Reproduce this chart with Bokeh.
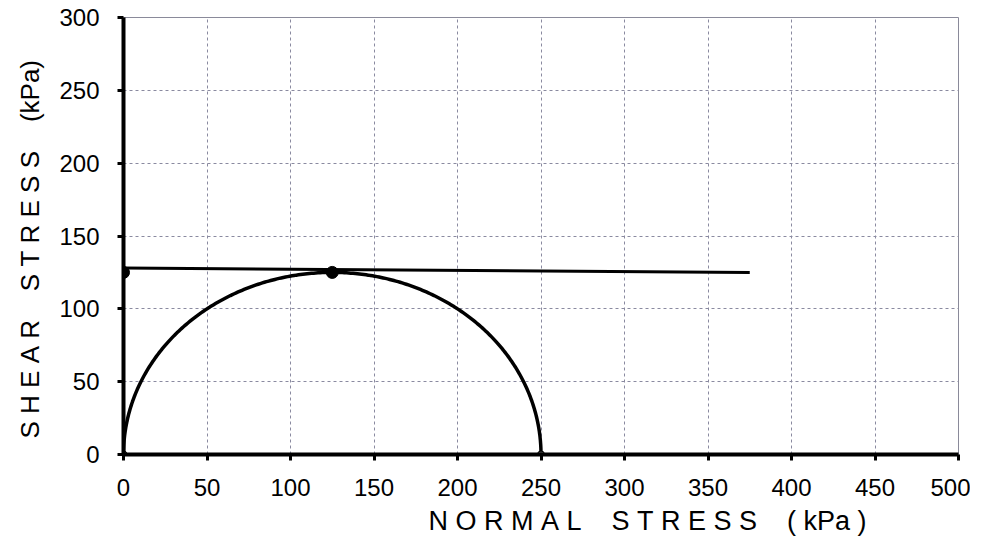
import numpy as np
from bokeh.plotting import figure
from bokeh.models import Range1d, FixedTicker, Title
from bokeh.embed import file_html
from bokeh.resources import INLINE

# Data
x_ticks = [0, 50, 100, 150, 200, 250, 300, 350, 400, 450, 500]
y_ticks = [0, 50, 100, 150, 200, 250, 300]
sigma_3 = 0.0      # minor principal stress
sigma_1 = 250.0    # major principal stress
envelope_x = [0, 375]
envelope_y = [128, 125]
point_x = [0, 125]
point_y = [125, 125]
end_x = [0, 250]
end_y = [0, 0]

center = (sigma_1 + sigma_3) / 2
radius = (sigma_1 - sigma_3) / 2
theta = np.linspace(np.pi, 0, 300)
circ_x = center + radius * np.cos(theta)
circ_y = radius * np.sin(theta)

NB = "\u00a0"


def spaced(words, inner=1, gap=4):
    return (NB * gap).join((NB * inner).join(w) if isinstance(w, str) else w[0] for w in words)


x_label_text = spaced(["NORMAL", "STRESS", ("(" + NB + "kPa" + NB + ")",)])
y_label_text = spaced(["SHEAR", "STRESS", ("(kPa)",)])

W, H = 970, 540
p = figure(width=W, height=H, output_backend="svg", toolbar_location=None,
           x_range=Range1d(0, 500), y_range=Range1d(0, 300),
           min_border_left=122, min_border_right=W - 958, min_border_top=17,
           min_border_bottom=H - 456)
p.background_fill_color = "white"
p.border_fill_color = "white"
p.outline_line_color = "#8a8a9a"
p.outline_line_width = 1

for ax in (p.xaxis[0], p.yaxis[0]):
    ax.axis_line_width = 4
    ax.axis_line_color = "black"
    ax.major_tick_line_width = 3
    ax.major_tick_line_color = "black"
    ax.major_tick_out = 6
    ax.major_tick_in = 0
    ax.minor_tick_line_color = None
    ax.major_label_text_font = "Liberation Sans"
    ax.major_label_text_font_size = "24px"
    ax.major_label_text_color = "black"
    ax.major_label_standoff = 18

p.xaxis.ticker = FixedTicker(ticks=x_ticks)
p.yaxis.ticker = FixedTicker(ticks=y_ticks)

p.xgrid.ticker = FixedTicker(ticks=x_ticks)
p.ygrid.ticker = FixedTicker(ticks=y_ticks)
p.grid.grid_line_color = "#8a8aa0"
p.grid.grid_line_dash = "3 3"
p.grid.grid_line_width = 1

p.line(circ_x, circ_y, line_color="black", line_width=3.5)
p.line(envelope_x, envelope_y, line_color="black", line_width=3)
p.scatter(point_x, point_y, size=12, color="black")
p.scatter(end_x, end_y, size=7, fill_color="#555555", line_color="black")

xt = Title(text=x_label_text, align="left", offset=305, standoff=10,
           text_font="Liberation Sans", text_font_size="27px",
           text_font_style="normal", text_color="black")
yt = Title(text=y_label_text, align="left", offset=16, standoff=24,
           text_font="Liberation Sans", text_font_size="26px",
           text_font_style="normal", text_color="black")
p.add_layout(xt, "below")
p.add_layout(yt, "left")

open("out.html", "w").write(file_html(p, INLINE))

◇ ◇ ◇

DIRECTIVE> Set down again, exactly, the lines of the material above from its first line to the one with "from bokeh.resources import INLINE", inclusive. Leave the pictures out.

WRITTEN ANSWER>
Reproduce this chart with Bokeh.
import numpy as np
from bokeh.plotting import figure
from bokeh.models import Range1d, FixedTicker, Title
from bokeh.embed import file_html
from bokeh.resources import INLINE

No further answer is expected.